Bud’s introduction was always a poignant one leaving an impression on your ears.  He would laugh and say to our father, when seeing one more Gannon,  “look, another one!”……He’d then elevate you up by your ears and look you over to see if you were worthy of drinking his garbage can full of soda or a garbage can full of beer.  Those sodas led me to temptation, much more than the ears being pulled to the sky, therefore, the pain wasn’t an issue.  Bud would laugh and say, “gotta another one here, (directed toward my dad) you gonna have anymore…..NO?  Well then drink up, eat up and swim just after, cuz my wife aint’ lettin’ y’all in our house.”

It was just then when the garden party erupted.  I don’t know which one of the four brothers started wrestling in the garden, but I can, with great and utter conviction, write the garden must have been Stephen’s………(that’s a synonym for destroyed). After demolishing the garden, the party digressed.   Proceeding to throw everyone, excluding the chicken, into the pool, we all had a great laugh.
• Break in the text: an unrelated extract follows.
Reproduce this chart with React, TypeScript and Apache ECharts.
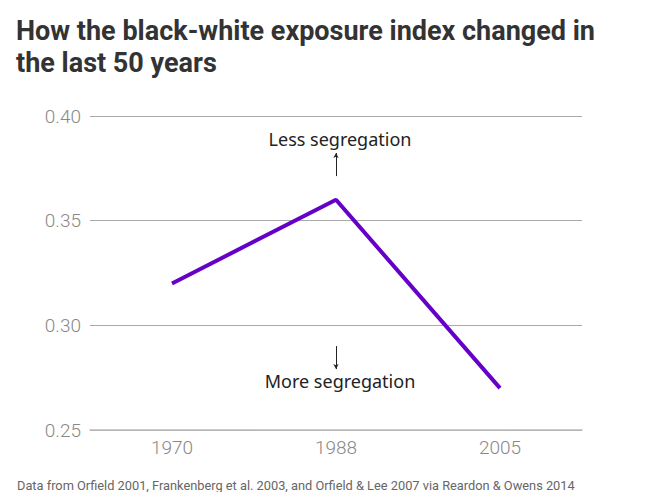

My mother was mortified.  My father only looked at Bud and said, “well, you got what you paid for”……Bud’s reply..  “I sure do love your family.  I’ll see you at Thanksgiving.”  That’s where we’d host Bud and his X wives’ deviled eggs.

The party never ended with this man.  He found joy surveying our laughter and rambunctiousness as well as the love we all felt from him when he picked us up by our ears and welcomed…….all of us, to his home.

Annually, Bud would visit us with a truck load of turnips, acorn squash, corn, and many veggies I can’t quite recall, other than the potatoes.  (Those would soon be our artillery when mom couldn’t cook enough).  We relished those visits because he seemed to be our dad’s last friend, living ninety some miles ago.

Bud died years later, and each of the brothers and sisters visited and thanked him for what he provided for us……..not the food, the beer, the soda, or even the pool.  We knew how much he cared for our love of life, and we thanked him for being a part of it.

My father taught him how to say the Rosary on his death bed.  Someone I don’t know read him his last rights.  It doesn’t matter.  He was my father’s friend, and my dad was his friend until the end.  That’s what matters.

But, I prefer to conclude with a happy note:  The happiest place on earth, other than our backyard, was ninety miles away at the home of a great man with a pool.  This man didn’t just welcome our family for years, he embraced us.